Taking the message to the web
Although some of the most insidious rumors are born and borne out exclusively online, the very real messages of mainstream media and the campaigns themselves also play out on the web.
The search terms mapped out for each candidate hint at how users explore messages disseminated by the campaigns, sometimes in unintended ways. For example, in the week after the McCain camp publicized an ad questioning Obama on age-appropriate education to protect children against sexual predators, inquiries about "sex ed for kindergarteners" accounted for one in every 300 searches paired with Obama's name.
As the campaigns clobbered each other over women's compensation earlier this month, "John McCain equal pay" captured over a full percentage point of all searches containing the phrase "John McCain."
Sometimes advertising messages manifest themselves online in ways not planned by the message-makers. After McCain's much-publicized "Celebrity" ad depicted Obama alongside still images of pop star Paris Hilton, "John McCain and Paris Hilton" was the phrase that ultimately became a top search, notes Tancer. "Even though that ad was designed to knock the celebrity of Obama," he says, "it actually caused celebrity-type searches on John McCain himself."
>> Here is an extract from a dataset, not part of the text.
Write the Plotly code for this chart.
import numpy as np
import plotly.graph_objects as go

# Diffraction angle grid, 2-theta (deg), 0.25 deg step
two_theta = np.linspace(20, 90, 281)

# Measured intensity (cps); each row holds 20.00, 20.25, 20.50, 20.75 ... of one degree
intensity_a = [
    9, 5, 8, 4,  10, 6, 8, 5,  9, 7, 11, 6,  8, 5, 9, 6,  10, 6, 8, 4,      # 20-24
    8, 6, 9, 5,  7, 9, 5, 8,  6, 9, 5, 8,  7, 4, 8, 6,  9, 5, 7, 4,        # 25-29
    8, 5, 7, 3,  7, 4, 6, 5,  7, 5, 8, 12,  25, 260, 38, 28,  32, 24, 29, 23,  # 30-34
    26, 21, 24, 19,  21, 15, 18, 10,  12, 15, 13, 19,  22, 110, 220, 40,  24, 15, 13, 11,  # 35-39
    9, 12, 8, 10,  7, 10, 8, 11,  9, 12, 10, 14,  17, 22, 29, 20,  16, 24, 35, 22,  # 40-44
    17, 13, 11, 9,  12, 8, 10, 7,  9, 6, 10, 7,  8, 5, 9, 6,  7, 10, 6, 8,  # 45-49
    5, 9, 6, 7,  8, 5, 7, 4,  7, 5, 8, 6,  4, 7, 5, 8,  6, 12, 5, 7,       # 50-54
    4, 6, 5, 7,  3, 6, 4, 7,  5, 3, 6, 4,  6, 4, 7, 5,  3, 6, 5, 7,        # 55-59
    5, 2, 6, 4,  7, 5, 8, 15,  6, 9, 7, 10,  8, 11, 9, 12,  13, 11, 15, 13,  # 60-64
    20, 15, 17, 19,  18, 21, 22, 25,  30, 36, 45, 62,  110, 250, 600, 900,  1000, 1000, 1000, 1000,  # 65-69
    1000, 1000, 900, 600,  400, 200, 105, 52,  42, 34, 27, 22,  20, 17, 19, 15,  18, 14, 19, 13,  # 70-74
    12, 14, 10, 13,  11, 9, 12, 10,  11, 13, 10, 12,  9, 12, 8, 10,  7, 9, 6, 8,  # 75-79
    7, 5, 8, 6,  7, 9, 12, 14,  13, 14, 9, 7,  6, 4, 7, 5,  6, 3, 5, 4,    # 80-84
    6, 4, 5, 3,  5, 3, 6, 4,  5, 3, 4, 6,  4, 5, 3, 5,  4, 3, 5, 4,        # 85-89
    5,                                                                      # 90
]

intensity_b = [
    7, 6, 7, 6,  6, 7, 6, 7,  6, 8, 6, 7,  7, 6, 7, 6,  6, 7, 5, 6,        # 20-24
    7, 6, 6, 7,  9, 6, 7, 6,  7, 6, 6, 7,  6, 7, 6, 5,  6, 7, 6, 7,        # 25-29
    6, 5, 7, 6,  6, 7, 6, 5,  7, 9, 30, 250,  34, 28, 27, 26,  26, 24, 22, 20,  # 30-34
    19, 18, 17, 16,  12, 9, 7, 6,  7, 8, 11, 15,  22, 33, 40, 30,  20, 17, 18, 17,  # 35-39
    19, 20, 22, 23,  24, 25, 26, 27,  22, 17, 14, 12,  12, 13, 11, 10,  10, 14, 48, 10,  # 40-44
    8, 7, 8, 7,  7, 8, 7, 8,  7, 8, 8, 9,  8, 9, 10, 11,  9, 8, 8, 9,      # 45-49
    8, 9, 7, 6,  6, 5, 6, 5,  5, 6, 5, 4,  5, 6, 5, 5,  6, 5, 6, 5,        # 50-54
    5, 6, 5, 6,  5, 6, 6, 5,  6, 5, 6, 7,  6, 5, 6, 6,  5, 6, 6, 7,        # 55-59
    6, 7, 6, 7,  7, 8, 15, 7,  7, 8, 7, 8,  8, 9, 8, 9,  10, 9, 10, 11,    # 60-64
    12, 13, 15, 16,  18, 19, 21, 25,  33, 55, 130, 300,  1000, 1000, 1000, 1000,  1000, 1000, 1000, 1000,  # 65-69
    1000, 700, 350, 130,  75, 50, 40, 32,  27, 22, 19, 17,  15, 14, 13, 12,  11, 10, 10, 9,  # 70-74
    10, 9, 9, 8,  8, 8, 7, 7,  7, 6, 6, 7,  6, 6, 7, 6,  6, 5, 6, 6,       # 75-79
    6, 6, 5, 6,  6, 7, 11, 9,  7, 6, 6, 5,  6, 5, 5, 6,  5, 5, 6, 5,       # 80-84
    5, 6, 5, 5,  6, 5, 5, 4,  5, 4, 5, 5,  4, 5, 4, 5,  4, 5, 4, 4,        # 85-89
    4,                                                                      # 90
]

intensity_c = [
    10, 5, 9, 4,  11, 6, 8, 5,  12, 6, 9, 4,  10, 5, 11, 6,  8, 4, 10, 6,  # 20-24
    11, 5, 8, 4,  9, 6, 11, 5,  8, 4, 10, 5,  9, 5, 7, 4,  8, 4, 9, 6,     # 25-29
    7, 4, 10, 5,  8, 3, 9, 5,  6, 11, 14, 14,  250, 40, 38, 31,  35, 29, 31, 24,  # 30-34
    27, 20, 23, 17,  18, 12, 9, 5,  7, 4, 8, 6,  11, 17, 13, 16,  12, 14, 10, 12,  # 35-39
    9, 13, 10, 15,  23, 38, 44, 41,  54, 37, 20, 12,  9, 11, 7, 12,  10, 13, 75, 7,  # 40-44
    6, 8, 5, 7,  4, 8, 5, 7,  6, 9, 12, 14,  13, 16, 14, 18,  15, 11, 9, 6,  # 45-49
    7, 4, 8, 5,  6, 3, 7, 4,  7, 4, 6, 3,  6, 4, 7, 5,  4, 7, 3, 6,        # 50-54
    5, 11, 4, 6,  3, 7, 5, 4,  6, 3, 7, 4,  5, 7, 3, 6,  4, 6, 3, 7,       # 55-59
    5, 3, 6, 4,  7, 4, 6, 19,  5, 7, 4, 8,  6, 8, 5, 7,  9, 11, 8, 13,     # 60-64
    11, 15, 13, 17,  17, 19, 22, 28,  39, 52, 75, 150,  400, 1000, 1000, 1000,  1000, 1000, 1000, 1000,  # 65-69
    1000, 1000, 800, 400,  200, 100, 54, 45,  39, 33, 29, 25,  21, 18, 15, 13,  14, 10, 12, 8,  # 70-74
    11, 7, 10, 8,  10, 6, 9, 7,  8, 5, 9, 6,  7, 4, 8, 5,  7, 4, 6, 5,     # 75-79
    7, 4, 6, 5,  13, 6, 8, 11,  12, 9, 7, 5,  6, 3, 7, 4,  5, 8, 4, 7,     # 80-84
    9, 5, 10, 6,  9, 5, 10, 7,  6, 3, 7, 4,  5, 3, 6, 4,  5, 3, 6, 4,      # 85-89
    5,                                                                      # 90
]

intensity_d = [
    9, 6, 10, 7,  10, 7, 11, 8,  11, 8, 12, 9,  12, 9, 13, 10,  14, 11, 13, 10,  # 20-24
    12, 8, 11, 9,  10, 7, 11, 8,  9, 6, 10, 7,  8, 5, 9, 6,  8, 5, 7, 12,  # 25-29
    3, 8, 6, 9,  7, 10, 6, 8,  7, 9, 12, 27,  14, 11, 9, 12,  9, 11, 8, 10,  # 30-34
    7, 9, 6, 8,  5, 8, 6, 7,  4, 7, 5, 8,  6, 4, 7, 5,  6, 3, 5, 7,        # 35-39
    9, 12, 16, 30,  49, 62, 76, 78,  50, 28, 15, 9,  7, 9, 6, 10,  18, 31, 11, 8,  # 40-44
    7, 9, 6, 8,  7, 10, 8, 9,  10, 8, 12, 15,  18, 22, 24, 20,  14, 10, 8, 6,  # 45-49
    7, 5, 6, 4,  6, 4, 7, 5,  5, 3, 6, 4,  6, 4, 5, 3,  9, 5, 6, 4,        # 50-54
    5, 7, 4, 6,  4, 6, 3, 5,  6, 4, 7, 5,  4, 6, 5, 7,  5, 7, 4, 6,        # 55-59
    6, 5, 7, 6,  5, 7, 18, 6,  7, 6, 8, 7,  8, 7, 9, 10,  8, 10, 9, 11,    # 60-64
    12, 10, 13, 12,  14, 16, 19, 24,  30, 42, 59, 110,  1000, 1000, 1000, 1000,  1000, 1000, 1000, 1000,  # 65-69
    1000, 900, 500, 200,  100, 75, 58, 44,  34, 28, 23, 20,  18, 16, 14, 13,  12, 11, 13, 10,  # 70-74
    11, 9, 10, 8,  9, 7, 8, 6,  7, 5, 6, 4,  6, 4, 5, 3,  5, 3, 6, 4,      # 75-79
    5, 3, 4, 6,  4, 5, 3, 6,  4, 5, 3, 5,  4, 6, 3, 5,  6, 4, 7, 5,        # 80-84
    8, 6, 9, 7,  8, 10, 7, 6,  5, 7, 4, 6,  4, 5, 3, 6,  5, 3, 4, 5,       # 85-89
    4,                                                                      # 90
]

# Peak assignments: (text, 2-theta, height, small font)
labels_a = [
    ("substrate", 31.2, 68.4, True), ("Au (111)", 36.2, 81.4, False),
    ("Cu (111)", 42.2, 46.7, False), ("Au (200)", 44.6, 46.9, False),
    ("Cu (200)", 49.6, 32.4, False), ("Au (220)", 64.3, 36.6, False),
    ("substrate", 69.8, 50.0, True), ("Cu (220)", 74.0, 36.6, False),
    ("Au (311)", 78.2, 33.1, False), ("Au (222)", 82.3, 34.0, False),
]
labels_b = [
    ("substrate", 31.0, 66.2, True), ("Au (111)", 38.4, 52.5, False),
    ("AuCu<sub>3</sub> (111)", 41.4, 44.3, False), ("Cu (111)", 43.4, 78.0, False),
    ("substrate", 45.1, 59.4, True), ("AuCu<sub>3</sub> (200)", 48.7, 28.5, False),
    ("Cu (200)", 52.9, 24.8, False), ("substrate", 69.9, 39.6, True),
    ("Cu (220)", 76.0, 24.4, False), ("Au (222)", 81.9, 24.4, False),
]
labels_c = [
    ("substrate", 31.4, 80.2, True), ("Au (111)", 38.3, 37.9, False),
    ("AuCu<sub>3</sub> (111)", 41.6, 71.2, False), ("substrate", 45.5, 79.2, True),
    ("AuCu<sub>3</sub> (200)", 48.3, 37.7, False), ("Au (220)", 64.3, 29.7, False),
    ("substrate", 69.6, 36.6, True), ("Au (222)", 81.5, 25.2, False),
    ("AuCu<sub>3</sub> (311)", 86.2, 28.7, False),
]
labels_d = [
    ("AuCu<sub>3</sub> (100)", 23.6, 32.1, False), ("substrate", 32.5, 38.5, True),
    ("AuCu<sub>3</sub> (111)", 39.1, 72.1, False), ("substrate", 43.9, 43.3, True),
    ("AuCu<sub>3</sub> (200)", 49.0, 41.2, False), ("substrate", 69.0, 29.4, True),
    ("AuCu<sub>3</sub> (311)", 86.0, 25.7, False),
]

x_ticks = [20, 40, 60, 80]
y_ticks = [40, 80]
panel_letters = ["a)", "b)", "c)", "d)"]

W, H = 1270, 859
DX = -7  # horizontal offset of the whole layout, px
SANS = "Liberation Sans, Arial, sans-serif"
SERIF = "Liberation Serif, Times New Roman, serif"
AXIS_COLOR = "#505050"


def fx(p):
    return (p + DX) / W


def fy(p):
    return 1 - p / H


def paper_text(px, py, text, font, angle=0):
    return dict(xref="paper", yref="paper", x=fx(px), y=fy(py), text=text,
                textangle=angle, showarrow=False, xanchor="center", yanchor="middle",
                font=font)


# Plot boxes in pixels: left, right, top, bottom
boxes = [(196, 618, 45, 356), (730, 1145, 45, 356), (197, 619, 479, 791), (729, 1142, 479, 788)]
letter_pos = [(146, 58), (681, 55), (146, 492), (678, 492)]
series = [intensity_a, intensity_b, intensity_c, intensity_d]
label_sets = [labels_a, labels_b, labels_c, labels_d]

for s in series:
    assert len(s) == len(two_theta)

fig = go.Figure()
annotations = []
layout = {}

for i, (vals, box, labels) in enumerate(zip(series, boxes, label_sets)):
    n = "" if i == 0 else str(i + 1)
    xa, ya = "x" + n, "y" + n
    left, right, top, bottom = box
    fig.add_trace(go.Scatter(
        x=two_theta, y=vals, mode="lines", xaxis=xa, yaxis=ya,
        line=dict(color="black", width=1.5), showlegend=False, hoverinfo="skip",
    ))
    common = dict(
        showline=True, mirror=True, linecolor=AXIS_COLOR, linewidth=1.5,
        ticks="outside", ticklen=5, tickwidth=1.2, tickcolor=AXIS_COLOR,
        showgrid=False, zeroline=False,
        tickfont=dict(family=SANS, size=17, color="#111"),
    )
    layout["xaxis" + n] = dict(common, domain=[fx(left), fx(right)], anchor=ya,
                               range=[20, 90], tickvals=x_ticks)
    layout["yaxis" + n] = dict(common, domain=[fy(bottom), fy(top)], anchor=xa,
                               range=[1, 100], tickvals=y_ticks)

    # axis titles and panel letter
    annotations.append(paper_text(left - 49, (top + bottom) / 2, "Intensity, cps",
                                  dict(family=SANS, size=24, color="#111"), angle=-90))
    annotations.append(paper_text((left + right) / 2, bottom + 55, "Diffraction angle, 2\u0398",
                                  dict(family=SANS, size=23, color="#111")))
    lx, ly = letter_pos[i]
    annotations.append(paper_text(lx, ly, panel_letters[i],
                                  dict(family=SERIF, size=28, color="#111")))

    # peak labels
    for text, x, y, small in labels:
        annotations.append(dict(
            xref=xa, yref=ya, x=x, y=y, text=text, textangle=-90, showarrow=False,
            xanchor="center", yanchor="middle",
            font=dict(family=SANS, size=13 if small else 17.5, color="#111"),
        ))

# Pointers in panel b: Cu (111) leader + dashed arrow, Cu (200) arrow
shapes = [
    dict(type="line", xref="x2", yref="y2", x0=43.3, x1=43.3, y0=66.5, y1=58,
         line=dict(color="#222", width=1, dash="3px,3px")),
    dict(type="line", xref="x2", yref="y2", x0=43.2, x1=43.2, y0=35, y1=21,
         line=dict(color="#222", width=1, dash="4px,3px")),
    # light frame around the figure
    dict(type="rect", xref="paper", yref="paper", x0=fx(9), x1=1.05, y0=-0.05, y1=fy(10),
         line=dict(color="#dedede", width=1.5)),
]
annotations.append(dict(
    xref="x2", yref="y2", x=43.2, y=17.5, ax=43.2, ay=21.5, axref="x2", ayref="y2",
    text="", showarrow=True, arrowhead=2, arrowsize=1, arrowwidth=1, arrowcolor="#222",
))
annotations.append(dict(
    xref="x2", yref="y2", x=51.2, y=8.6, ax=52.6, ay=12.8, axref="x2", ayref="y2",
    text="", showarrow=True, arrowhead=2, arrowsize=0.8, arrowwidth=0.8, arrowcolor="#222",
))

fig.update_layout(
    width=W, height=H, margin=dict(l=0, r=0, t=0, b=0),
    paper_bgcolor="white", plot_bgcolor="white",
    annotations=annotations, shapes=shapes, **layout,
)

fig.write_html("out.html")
Other than individual search terms, sheer traffic from candidate-related searches can offer valuable snapshots of the volume of buzz around the nation's political superstars.
Web traffic from "Palin" search variations skyrocketed to almost 30 times that of any other candidate by the date of her convention speech. That volume fell almost as quickly as it rose, but the dropoff has slowed in recent days. Last week, there were still nearly 10 times as many search terms containing "Palin" as there were for "Biden." One explanation? Five of the top 20 Palin search terms last week were related to Tina Fey's dead-ringer portrayal of the Alaska governor on Saturday Night Live.
But despite data listings of searches that range from the silly ("Joe Biden bobblehead") to the unusual ("Stockholm syndrome and John McCain") to the outright vulgar (unprintable Palin inquries), it's also worth noting that web users are sometimes posing questions that are as bold and legitimate as they are simple.
"John McCain's sister and brother what [do] they do for a living?" queried a small number of users in the last week. "Who cares for Sarah Palin's children?" asked others.
And then, of course, there's the beautifully simple search No. 95 from last week's data: "What does Barack Obama say he is going to do?"
I'll get back to you on that one. Right after I Google it.